For us Filipinos, the late Harriet Tubman does not ring a bell. In American history, she is known as the freedom fighter who freed a lot of slaves during her time. She belongs to a family of a certain tribe in Ghana, whose grandparents were kidnapped in 1725 and was brought to the United States to work as slaves. Harriet belongs to a third generation of those slaves. But then she found out that they were going to be sold to another group of leaders for slavery, and, as if their hardships were not enough, they will be working all throughout their lives, and they did not have any chance to see their families again.

One time, Harriet escaped. She traveled from the Southern part of the U.S. to the Northern part, and as far as Canada. She hid in bushes and ate only the food that she saw along the way. She traveled thousands of miles for freedom. This is remarkable enough for a woman who was able to do so alone. But what was more outstanding was she went back several times and freed other slaves like her. And when she was asked how she was able to do it, she only answered, "I could have freed thousands more, if they only realized that they were slaves."

Brothers and sisters, we live troubled lives in these troubled times. That's why when Jesus looks at us, He looks at us with pity, like sheep without a shepherd. A lot of us are confused; a lot of us do not know the meaning of their lives. Some of us try to outdo each other, finding out how fastest to make money, or how to be happy in our lives. But upon realizing that these successes are empty, then we fall into this culture of nothingness or emptiness in life. A lot of people nowadays try to be smart and search happiness in technological gadgets, but all of these would be empty because God is not with it.

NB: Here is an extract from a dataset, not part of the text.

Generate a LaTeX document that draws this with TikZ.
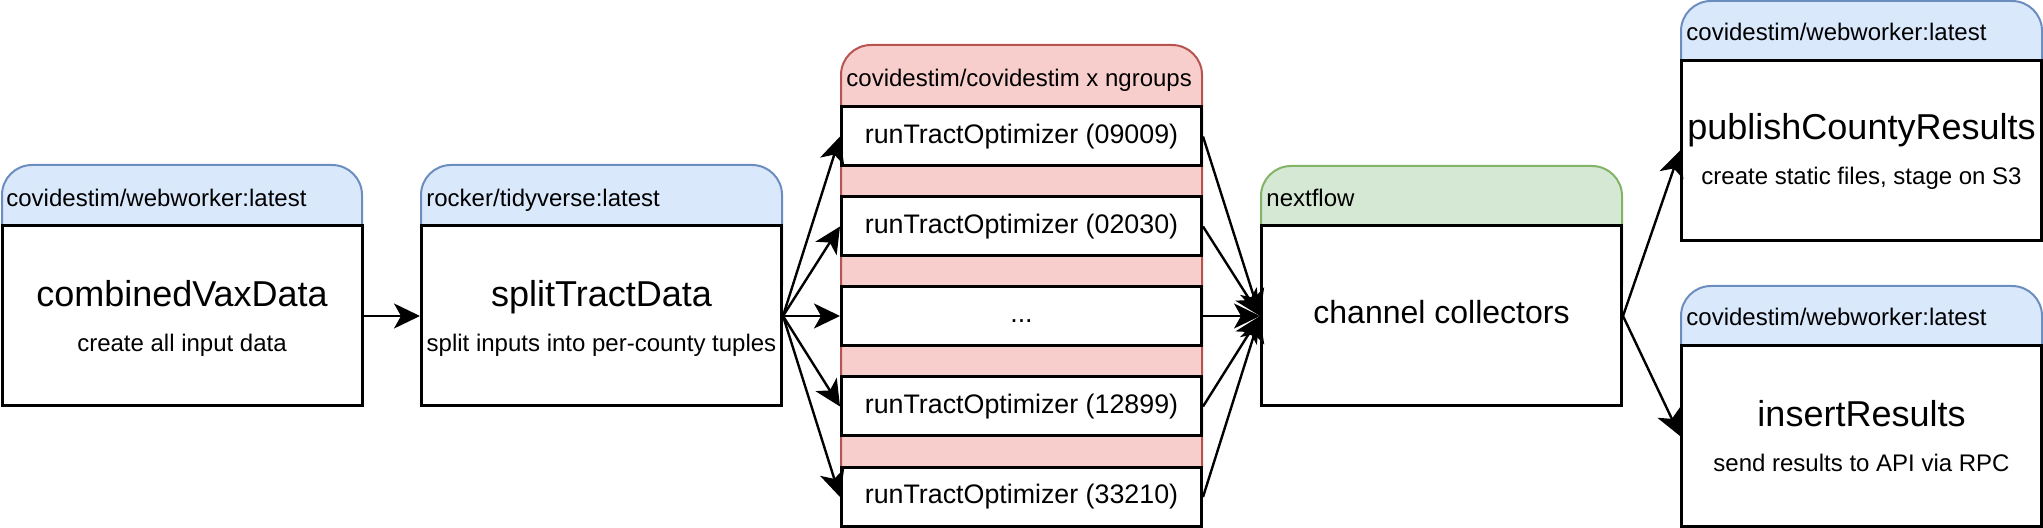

My dear brothers and sisters, a lot of times, we are called to proclaim the message of the Kingdom of God. We are all tasked. No one can say, "I am not a theologian. I am not a catechist. I am not averse with the Scriptures; that is not my job." By virtue of our baptism, we have the duty, the obligation to proclaim the Kingdom. And if we are humble enough to accept this task, we can also free a lot of people from their slavery, the slavery of sin. Amen.